Wednesday, March 2, 2011

All the News that Flits

If you have any doubt that the newspaper as a medium is dead, just pick up a copy of the San Francisco Chronicle.

At about three-quarters the size format of a normal paper, it's so wispy it hardly qualifies as a pamphlet. It contains so little content -- and by that I mean paper material, because let's not even talk about the articles picked up from other news feeds -- that it would take at least two to provide enough kindling to build a decent fireplace blaze.

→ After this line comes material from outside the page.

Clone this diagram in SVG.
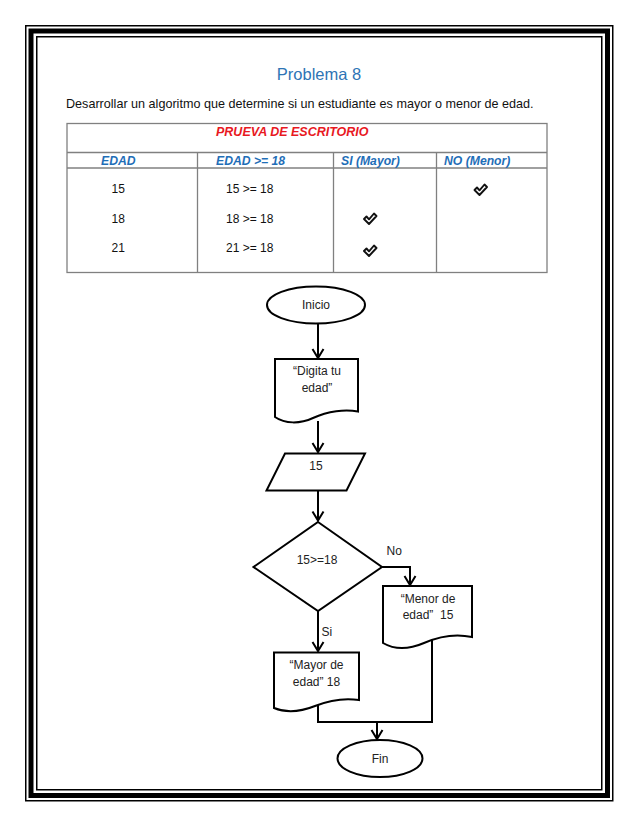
<svg xmlns="http://www.w3.org/2000/svg" width="638" height="826" viewBox="0 0 638 826">
<style>
  .frame { fill: none; stroke: #000; }
  .tbl { fill: none; stroke: #808080; stroke-width: 1.3; }
  .hdr { font-family: "Liberation Sans", Arial, sans-serif; font-size: 12.2px; font-weight: bold; font-style: italic; fill: #1F6EB7; }
  .cell { font-family: "Liberation Sans", Arial, sans-serif; font-size: 12px; fill: #111; }
  .chk { fill: #fff; stroke: #111; stroke-width: 1.9; stroke-linejoin: round; }
  .shape { fill: #fff; stroke: #000; stroke-width: 2; }
  .lbl { font-family: "Liberation Sans", Arial, sans-serif; font-size: 12px; fill: #222; text-anchor: middle; }
  .edge { fill: none; stroke: #000; stroke-width: 2; }
  .elbl { font-family: "Liberation Sans", Arial, sans-serif; font-size: 12px; fill: #222; }
</style>
<defs>
  <marker id="arr" viewBox="-11 -7 13 14" refX="0" refY="0" markerWidth="13" markerHeight="14" markerUnits="userSpaceOnUse" orient="auto">
    <path d="M-9,-5.5 L0,0 L-9,5.5" fill="none" stroke="#000" stroke-width="2"/>
  </marker>
  <path id="check" d="M-6,0 L-3.5,-2.5 L-1,0.3 L4,-5.5 L6.5,-3 L-1,5 Z"/>
</defs>
<rect width="638" height="826" fill="#fff"/>
<g id="frame">
  <rect class="frame" x="25.75" y="25.75" width="587" height="775" stroke-width="1.5"/>
  <rect class="frame" x="31" y="31" width="576.5" height="764.5" stroke-width="5"/>
  <rect class="frame" x="36.75" y="36.75" width="565" height="753" stroke-width="1.5" stroke="#333"/>
</g>
<g id="title">
  <text x="319" y="80" font-family="Liberation Sans, Arial, sans-serif" font-size="16.5" fill="#2E74B5" text-anchor="middle">Problema 8</text>
  <text x="66" y="108" font-family="Liberation Sans, Arial, sans-serif" font-size="12.6" fill="#111">Desarrollar un algoritmo que determine si un estudiante es mayor o menor de edad.</text>
</g>
<g id="table">
  <rect class="tbl" x="67" y="123.5" width="480" height="149"/>
  <line class="tbl" x1="67" y1="152.5" x2="547" y2="152.5" stroke-width="1.6"/>
  <line class="tbl" x1="67" y1="168" x2="547" y2="168" stroke-width="1.6"/>
  <line class="tbl" x1="197.5" y1="152.5" x2="197.5" y2="272.5"/>
  <line class="tbl" x1="333.5" y1="152.5" x2="333.5" y2="272.5"/>
  <line class="tbl" x1="436.5" y1="152.5" x2="436.5" y2="272.5"/>
  <text x="216" y="136" font-family="Liberation Sans, Arial, sans-serif" font-size="12.5" font-weight="bold" font-style="italic" fill="#E8191F">PRUEVA DE ESCRITORIO</text>
  <text class="hdr" x="101" y="165">EDAD</text>
  <text class="hdr" x="216" y="165">EDAD &gt;= 18</text>
  <text class="hdr" x="341" y="165">SI (Mayor)</text>
  <text class="hdr" x="444" y="165">NO (Menor)</text>
  <text class="cell" x="111.5" y="193">15</text>
  <text class="cell" x="111.5" y="222.5">18</text>
  <text class="cell" x="111.5" y="251.5">21</text>
  <text class="cell" x="226" y="193">15 &gt;= 18</text>
  <text class="cell" x="226" y="222.5">18 &gt;= 18</text>
  <text class="cell" x="226" y="251.5">21 &gt;= 18</text>
  <use href="#check" class="chk" x="480.5" y="190"/>
  <use href="#check" class="chk" x="370" y="219"/>
  <use href="#check" class="chk" x="370" y="251"/>
</g>
<g id="connectors">
  <path class="edge" d="M318,323.5 V358" marker-end="url(#arr)"/>
  <path class="edge" d="M318,421 V452" marker-end="url(#arr)"/>
  <path class="edge" d="M318,491 V520.5" marker-end="url(#arr)"/>
  <path class="edge" d="M382,567 H410 V585" marker-end="url(#arr)"/>
  <path class="edge" d="M318,611 V651" marker-end="url(#arr)"/>
  <path class="edge" d="M318,705 V722 H432 V640"/>
  <path class="edge" d="M377,722 V739" marker-end="url(#arr)"/>
  <text class="elbl" x="386.5" y="555">No</text>
  <text class="elbl" x="321.5" y="636">Si</text>
</g>
<g id="inicio">
  <ellipse class="shape" cx="316" cy="305" rx="49" ry="18.5"/>
  <text class="lbl" x="316" y="309">Inicio</text>
</g>
<g id="digita">
  <path class="shape" d="M275,359 H358 V411.5 C345,409 328,411 313,418 C300,424 285,424 275,417 Z"/>
  <text class="lbl" x="317" y="375">“Digita tu</text>
  <text class="lbl" x="317" y="391.5">edad”</text>
</g>
<g id="entrada">
  <path class="shape" d="M285,453.5 H365 L346.5,490.5 H266.5 Z"/>
  <text class="lbl" x="316" y="470">15</text>
</g>
<g id="decision">
  <path class="shape" d="M318,522 L382,567 L318,611 L253.5,567 Z"/>
  <text class="lbl" x="317" y="564">15&gt;=18</text>
</g>
<g id="menor">
  <path class="shape" d="M383,586 H472 V637 C458,634 440,636 424,643 C410,649 395,650 383,643 Z"/>
  <text class="lbl" x="428" y="602.5">“Menor de</text>
  <text class="lbl" x="428" y="619" xml:space="preserve">edad”  15</text>
</g>
<g id="mayor">
  <path class="shape" d="M274,652.5 H359 V700 C346,698 330,700 315,706 C300,712 286,713 274,708 Z"/>
  <text class="lbl" x="316.5" y="668.5">“Mayor de</text>
  <text class="lbl" x="316.5" y="685.5">edad” 18</text>
</g>
<g id="fin">
  <ellipse class="shape" cx="380" cy="758.5" rx="42.5" ry="18.5"/>
  <text class="lbl" x="380" y="762.5">Fin</text>
</g>
</svg>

But there's another aspect to the demise of the modern urban newspaper. Like most publications, the Chronicle has an online version: the S.F. Gate. You'd be right to expect that this is simply the evolution of journalism in the 21st century, and that the paper's web site is the inevitable electronic descendent of what you once found in news racks all across the Bay Area. But you'd be wrong.

That's because the demands of constantly updating a web site to accommodate breaking news and developing stories have transformed this once iconic paper -- one held as the gold standard when I attended Journalism school in the 1970s -- into little more than a content mill. And a sloppy, hastily slapped-together one at that.

Take a look at this little gem, from today's S.F. Gate: Iconic kisses -- it purports to list the top iconic kisses in human culture. The first image from a Greek vase is misidentified as a man who kisses his wife when he "comes home from work" to see if she has spent the day knocking back ouzo, when actually it depicts Spartan love between a grown man and a boy. That's almost beside the point, though: just about anyone could rattle off a list of iconic kisses: Prince Charles and Princess Diana at their storybook wedding, Bette Davis and George Brent in Dark Victory, Judas betraying Jesus with a kiss at the Last Supper, even Adrian Brody smooching Halley Berry at the Oscars. But some unknown screen kiss from 1896? Do they even know what the word iconic means?

This kind of lazy content milling can be seen on a daily basis on sites like CNN.net, where teams of content generators spew "articles" like The 7 Things to Never Say at a Job Interview or Islands to See Before You Die.

As someone who once started each day with a cup of coffee and a fresh newspaper, I'd made the adjustment, some time ago, that online news was simply Newspaper 2.0. But it was just today, stupidly, that it really hit me that the eradication of physical newspapers has set in motion an unexpectedly complete dumbing down of the remaining local news culture. What's left?